# Records supplied

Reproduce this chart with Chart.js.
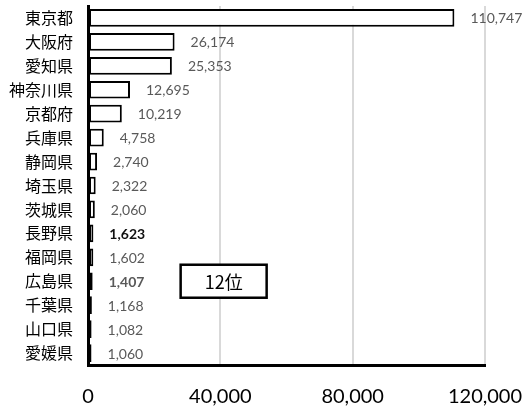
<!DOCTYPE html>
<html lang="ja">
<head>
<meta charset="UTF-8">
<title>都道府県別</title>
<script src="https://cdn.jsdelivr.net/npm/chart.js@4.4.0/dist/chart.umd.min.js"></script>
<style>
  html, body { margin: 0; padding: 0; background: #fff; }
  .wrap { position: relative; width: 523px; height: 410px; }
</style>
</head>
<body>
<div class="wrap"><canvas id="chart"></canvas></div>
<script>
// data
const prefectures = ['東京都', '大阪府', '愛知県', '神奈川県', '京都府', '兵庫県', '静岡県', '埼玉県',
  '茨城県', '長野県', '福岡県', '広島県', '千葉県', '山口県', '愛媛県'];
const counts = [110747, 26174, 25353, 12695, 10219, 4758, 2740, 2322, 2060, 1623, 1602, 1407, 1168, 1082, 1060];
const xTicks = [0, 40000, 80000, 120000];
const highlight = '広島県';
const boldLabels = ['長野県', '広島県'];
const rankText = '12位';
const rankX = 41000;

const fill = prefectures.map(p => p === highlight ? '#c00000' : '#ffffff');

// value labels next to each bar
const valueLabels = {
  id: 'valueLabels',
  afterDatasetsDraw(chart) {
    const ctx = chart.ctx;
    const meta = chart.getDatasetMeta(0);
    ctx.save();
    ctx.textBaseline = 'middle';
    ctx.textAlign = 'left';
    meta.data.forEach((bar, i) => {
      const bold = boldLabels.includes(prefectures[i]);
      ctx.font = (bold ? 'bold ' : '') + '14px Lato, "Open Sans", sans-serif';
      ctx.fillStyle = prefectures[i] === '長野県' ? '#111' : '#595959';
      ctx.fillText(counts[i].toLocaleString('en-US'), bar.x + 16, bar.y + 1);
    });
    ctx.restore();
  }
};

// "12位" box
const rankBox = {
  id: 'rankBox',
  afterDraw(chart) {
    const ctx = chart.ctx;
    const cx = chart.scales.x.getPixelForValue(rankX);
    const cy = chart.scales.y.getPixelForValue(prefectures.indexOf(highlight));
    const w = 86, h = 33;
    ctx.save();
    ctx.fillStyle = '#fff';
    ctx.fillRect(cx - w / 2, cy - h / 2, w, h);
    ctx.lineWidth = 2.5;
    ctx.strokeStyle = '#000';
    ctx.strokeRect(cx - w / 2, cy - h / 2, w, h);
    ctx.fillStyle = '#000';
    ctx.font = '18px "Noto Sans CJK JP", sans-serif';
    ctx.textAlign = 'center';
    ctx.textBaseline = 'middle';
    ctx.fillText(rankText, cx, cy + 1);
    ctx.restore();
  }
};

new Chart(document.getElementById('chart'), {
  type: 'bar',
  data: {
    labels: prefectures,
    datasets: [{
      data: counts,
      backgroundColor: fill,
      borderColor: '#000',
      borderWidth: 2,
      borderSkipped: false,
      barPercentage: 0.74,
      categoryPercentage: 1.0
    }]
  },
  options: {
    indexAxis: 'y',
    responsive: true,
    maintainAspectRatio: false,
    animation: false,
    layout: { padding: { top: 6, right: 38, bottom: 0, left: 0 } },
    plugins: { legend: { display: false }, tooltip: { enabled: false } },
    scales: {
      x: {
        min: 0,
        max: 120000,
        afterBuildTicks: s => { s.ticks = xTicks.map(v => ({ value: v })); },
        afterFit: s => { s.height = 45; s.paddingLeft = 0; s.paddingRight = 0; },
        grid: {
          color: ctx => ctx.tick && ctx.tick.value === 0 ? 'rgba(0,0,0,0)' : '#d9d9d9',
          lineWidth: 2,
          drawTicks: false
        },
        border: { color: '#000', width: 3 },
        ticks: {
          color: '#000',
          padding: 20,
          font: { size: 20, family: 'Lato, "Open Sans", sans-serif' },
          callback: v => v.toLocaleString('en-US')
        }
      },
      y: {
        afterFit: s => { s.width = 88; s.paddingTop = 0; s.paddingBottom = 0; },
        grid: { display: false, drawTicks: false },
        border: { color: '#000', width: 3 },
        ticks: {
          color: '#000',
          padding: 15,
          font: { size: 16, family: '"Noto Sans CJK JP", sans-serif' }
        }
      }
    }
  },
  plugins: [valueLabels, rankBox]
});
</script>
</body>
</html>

--

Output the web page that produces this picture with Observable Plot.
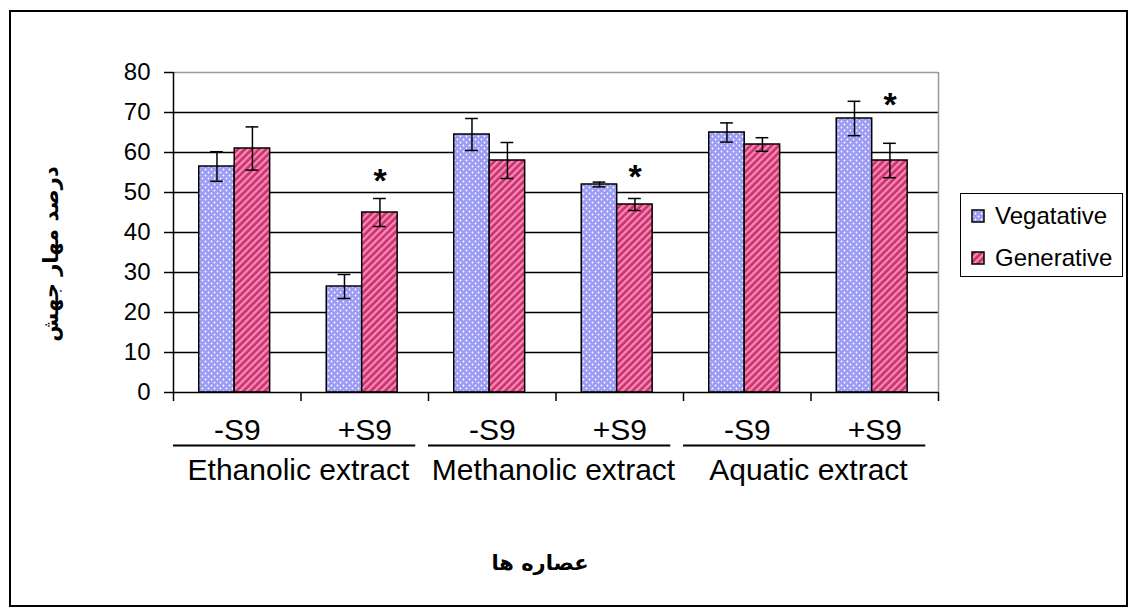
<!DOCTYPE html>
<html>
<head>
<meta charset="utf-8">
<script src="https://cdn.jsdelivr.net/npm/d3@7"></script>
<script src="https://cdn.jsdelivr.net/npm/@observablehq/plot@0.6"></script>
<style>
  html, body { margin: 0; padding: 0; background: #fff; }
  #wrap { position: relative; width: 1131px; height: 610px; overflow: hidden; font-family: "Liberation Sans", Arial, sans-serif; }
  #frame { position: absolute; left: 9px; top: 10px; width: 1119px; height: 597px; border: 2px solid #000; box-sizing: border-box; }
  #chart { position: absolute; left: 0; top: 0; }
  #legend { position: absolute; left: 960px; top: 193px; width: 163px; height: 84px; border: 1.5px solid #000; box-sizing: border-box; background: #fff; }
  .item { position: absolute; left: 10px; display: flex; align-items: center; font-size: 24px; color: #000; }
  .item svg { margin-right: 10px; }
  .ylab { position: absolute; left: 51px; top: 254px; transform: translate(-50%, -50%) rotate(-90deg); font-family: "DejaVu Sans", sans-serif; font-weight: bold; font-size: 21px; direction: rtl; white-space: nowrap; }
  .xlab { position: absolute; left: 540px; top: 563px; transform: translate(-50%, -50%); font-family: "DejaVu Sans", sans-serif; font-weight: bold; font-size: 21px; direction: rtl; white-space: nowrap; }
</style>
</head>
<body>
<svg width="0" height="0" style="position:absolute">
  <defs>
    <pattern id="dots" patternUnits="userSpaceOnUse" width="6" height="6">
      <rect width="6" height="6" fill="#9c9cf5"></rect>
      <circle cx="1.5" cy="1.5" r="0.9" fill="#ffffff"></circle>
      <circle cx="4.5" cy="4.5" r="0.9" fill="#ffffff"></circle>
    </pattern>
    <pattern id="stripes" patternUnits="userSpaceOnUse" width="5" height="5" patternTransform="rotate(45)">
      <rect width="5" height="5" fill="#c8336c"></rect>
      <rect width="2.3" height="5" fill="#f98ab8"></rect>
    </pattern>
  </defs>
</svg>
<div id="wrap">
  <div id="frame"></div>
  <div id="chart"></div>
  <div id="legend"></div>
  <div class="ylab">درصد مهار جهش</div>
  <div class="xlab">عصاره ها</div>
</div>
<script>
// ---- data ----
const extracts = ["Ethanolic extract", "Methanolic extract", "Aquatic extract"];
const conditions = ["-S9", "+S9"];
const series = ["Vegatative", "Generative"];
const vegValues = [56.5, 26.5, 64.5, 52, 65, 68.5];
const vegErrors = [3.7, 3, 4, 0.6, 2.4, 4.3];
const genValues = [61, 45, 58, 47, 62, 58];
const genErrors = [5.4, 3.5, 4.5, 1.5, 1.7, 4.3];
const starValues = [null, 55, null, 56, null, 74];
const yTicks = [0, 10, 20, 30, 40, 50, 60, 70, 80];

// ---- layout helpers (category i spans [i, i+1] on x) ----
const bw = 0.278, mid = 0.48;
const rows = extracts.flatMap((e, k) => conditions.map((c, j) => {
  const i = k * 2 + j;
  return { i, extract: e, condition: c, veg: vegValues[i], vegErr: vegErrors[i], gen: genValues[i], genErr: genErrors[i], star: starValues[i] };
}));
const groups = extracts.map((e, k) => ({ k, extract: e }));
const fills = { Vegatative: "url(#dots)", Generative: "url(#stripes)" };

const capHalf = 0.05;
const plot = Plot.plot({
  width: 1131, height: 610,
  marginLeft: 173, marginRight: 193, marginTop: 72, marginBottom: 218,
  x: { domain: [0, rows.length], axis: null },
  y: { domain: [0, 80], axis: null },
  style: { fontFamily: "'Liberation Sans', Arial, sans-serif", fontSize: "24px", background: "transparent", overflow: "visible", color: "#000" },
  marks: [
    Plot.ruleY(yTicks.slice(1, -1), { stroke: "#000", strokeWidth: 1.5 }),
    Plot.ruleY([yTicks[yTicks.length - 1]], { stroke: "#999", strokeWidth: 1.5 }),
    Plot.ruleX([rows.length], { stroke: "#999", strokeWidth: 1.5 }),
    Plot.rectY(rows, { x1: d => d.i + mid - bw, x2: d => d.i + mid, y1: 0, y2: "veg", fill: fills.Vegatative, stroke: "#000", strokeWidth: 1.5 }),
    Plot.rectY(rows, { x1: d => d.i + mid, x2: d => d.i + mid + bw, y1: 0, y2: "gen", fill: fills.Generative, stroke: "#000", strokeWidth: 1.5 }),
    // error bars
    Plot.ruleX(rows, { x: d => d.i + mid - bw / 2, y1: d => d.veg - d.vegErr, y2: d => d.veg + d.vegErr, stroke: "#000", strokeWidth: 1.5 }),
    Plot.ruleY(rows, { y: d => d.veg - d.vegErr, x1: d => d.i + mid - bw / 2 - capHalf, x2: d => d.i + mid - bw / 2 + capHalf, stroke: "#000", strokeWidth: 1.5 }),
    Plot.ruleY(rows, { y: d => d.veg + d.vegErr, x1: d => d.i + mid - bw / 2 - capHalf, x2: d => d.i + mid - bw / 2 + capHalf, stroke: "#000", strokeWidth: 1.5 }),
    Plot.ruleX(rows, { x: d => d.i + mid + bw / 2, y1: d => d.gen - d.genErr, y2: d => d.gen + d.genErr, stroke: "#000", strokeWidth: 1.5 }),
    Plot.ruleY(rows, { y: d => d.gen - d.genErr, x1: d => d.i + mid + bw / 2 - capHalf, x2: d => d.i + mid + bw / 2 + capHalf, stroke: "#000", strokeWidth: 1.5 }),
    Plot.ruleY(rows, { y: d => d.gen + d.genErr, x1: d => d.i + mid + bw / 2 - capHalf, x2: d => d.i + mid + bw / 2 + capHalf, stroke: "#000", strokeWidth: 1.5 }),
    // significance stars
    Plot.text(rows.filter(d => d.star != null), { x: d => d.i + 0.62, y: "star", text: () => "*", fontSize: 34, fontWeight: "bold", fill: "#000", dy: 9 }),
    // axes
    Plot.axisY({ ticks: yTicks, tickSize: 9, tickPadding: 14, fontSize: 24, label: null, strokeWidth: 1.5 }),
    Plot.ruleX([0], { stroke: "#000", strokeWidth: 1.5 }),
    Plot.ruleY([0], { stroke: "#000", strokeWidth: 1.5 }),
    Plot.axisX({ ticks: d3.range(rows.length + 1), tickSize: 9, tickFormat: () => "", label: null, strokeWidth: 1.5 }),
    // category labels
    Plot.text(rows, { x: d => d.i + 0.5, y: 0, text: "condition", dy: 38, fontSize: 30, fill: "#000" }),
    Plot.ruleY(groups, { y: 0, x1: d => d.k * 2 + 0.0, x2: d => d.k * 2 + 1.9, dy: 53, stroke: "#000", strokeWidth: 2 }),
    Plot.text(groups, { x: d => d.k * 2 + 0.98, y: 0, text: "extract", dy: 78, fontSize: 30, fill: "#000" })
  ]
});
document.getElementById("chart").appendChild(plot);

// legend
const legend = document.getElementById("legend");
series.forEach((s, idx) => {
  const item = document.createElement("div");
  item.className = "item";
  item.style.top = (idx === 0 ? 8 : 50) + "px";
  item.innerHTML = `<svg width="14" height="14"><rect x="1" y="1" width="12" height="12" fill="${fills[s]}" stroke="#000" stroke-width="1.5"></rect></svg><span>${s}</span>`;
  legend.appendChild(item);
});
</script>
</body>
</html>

# Task details
Extract, from the listing above, every line where the string "this" occurs.

# Exercise result
Reproduce this chart with Chart.js.
Output the web page that produces this picture with Observable Plot.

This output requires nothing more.